GENTLE READER: That bridal magazines are about shopping, not spirituality, which is the responsibility of the church. So if churches are willing to rent out their premises to those with no interest in them other than as attractive real estate, they should not object to what amounts to free advertising.
You may have missed this, but Miss Manners is saying that she agrees with you that the practice is offensive. However, the way to stop it is for the clergy to insist that only weddings of congregants or those interested in becoming congregants be performed at the church. That this requires sacrificing the rental fee is the unfortunate cost of upholding principles.
DEAR MISS MANNERS: I was wondering if I might trouble you for a polite response to overly detailed information offered to the question "How are you?" Example: "How are you?" "Much better now that I got lucky last night."
I seem to attract this kind of response to what I thought were general, non-intrusive questions, even from casual acquaintances: "How did you meet your girlfriend?" "Well, we started off having casual sex, but we decided we needed to stop. ..."; "How was your weekend?" "The counselor finally got my mother to admit she'd been abusing me all these years. ..."
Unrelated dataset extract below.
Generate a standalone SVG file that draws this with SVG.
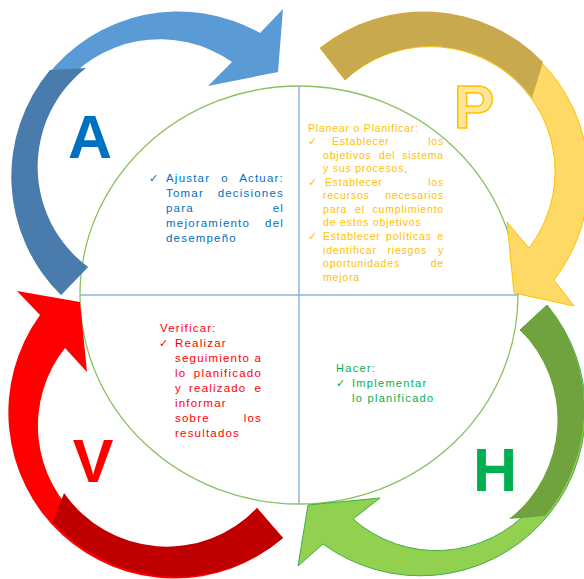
<svg xmlns="http://www.w3.org/2000/svg" width="584" height="579" viewBox="0 0 584 579">
<style>
.t{font-family:"Liberation Sans",Arial,sans-serif;font-size:11.5px;letter-spacing:1.2px}
.ty{font-family:"Liberation Sans",Arial,sans-serif;font-size:10.5px;letter-spacing:0.8px}
.tg{font-family:"Liberation Sans",Arial,sans-serif;font-size:11px;letter-spacing:1.3px}
.ck{font-family:"DejaVu Sans",sans-serif;font-size:11px;letter-spacing:0}
.big{font-family:"Liberation Sans",Arial,sans-serif;font-weight:bold;font-size:61px;text-anchor:middle;letter-spacing:0}
.e{text-anchor:end}
.m{text-anchor:middle}
</style>
<rect width="584" height="579" fill="#ffffff"/>
<g id="center">
<ellipse cx="299" cy="295" rx="219" ry="209" fill="#ffffff" stroke="#8cc063" stroke-width="1.3"/>
<line x1="299" y1="86" x2="299" y2="504" stroke="#8db3e2" stroke-width="1.5"/>
<line x1="80" y1="295" x2="518" y2="295" stroke="#8db3e2" stroke-width="1.5"/>
</g>
<g id="connectors">
<g id="arrow-A">
<path d="M61,295 A166,166 0 0 1 260,33 L283,9 L278,72 L208,86 L232,62 A125,125 0 0 0 88,267 Z" fill="#5b9bd5"/>
<path d="M61,295 A166,166 0 0 1 50,70 L86,68 A125,125 0 0 0 88,267 Z" fill="#4a7bad"/>
</g>
<g id="arrow-P">
<path d="M320,48 A166,166 0 0 1 554,280 L574,306 L514,293 L507,222 L529,248 A125,125 0 0 0 345,80 Z" fill="#ffd966" stroke="#ffc000" stroke-width="1"/>
<path d="M320,48 A166,166 0 0 1 543,62 L532,98 A125,125 0 0 0 345,80 Z" fill="#c9a94d"/>
</g>
<g id="arrow-H">
<path d="M547,305 A165,165 0 0 1 323,544 L298,566 L308,505 L380,498 L353,519 A126,126 0 0 0 520,330 Z" fill="#92d050" stroke="#3fae49" stroke-width="1"/>
<path d="M547,305 A165,165 0 0 1 545,516 L509,519 A126,126 0 0 0 520,330 Z" fill="#70a33e"/>
</g>
<g id="arrow-V">
<path d="M283,538 A166,166 0 0 1 40,315 L17,291 L80,302 L87,372 L65,348 A125,125 0 0 0 257,508 Z" fill="#ff0000"/>
<path d="M283,538 A166,166 0 0 1 53,522 L64,493 A125,125 0 0 0 257,508 Z" fill="#c00000"/>
</g>
</g>
<g id="node-A" class="t" fill="#0070c0">
<text class="big" x="90" y="158">A</text>
<text class="ck" x="149" y="182">✓</text>
<text x="166" y="182">Ajustar</text><text class="m" x="225" y="182">o</text><text class="e" x="284" y="182">Actuar:</text>
<text x="166" y="197">Tomar</text><text class="e" x="284" y="197">decisiones</text>
<text x="166" y="212">para</text><text class="e" x="284" y="212">el</text>
<text x="166" y="227">mejoramiento</text><text class="e" x="284" y="227">del</text>
<text x="166" y="242">desempeño</text>
</g>
<g id="node-P" class="ty" fill="#ffc000">
<text class="big" x="474" y="128" fill="#ffe699" stroke="#ffc000" stroke-width="1.5">P</text>
<text x="308" y="131.5">Planear o Planificar:</text>
<text class="ck" x="308" y="145">✓</text>
<text x="332" y="145">Establecer</text><text class="e" x="444" y="145">los</text>
<text x="323" y="158.6">objetivos</text><text x="379" y="158.6">del</text><text class="e" x="444" y="158.6">sistema</text>
<text x="323" y="172">y sus procesos,</text>
<text class="ck" x="308" y="185.7">✓</text>
<text x="325" y="185.7">Establecer</text><text class="e" x="444" y="185.7">los</text>
<text x="323" y="199.3">recursos</text><text class="e" x="444" y="199.3">necesarios</text>
<text x="323" y="212.8">para</text><text x="355" y="212.8">el</text><text class="e" x="444" y="212.8">cumplimiento</text>
<text x="323" y="226.4">de estos objetivos</text>
<text class="ck" x="308" y="240">✓</text>
<text x="323" y="240">Establecer</text><text x="386" y="240">políticas</text><text class="e" x="444" y="240">e</text>
<text x="323" y="253.6">identificar</text><text x="387.5" y="253.6">riesgos</text><text class="e" x="444" y="253.6">y</text>
<text x="323" y="267.1">oportunidades</text><text class="e" x="444" y="267.1">de</text>
<text x="323" y="280.7">mejora</text>
</g>
<g id="node-V" class="t" fill="#ff0000">
<text class="big" x="93" y="482">V</text>
<text x="160" y="332">Verificar:</text>
<text class="ck" x="159" y="347">✓</text>
<text x="175" y="347">Realizar</text>
<text x="175" y="362">seguimiento</text><text class="e" x="262" y="362">a</text>
<text x="175" y="377">lo</text><text class="e" x="262" y="377">planificado</text>
<text x="175" y="392">y</text><text x="189" y="392">realizado</text><text class="e" x="262" y="392">e</text>
<text x="175" y="407">informar</text>
<text x="175" y="422">sobre</text><text class="e" x="262" y="422">los</text>
<text x="175" y="437">resultados</text>
</g>
<g id="node-H" class="tg" fill="#00b050">
<text class="big" x="495" y="491">H</text>
<text x="336" y="371.5">Hacer:</text>
<text class="ck" x="336" y="386.5">✓</text>
<text x="352" y="386.5">Implementar</text>
<text x="352" y="401.5">lo planificado</text>
</g>
</svg>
While I am grateful to be considered such a good listener and compassionate person to be offered such intimate glimpses into others' lives, I am not always available for such extended explanations. I fear that I would encourage this behavior with a non-response. Is there a kind, gentle way to communicate, "You seem to have mistaken me for someone who is your best friend"?
GENTLE READER: There is a school of thought that classifies such remarks as "cries for help," the psychological equivalent of shouts by people in physical danger, requiring a decent person to jump to the rescue.
Miss Manners does not attend this school. While she agrees that you must respond politely to such remarks, a polite person does not allow others to embarrass themselves as these people seem bent on doing, probably with no embarrassment whatsoever.
This is accomplished by a "don't worry, I wasn't paying attention" reaction. In response to sexual bragging, you could say, "I'm so sorry to hear that"; to family complaints, "I trust your mother is well"; and so on. If the braggart or complainer gives voice to his disappointment, say, "Oh, I'm sorry, I really don't know anything about such things" and ask a safer question, such as whether it looks like rain. (At least Miss Manners hopes it is safer.)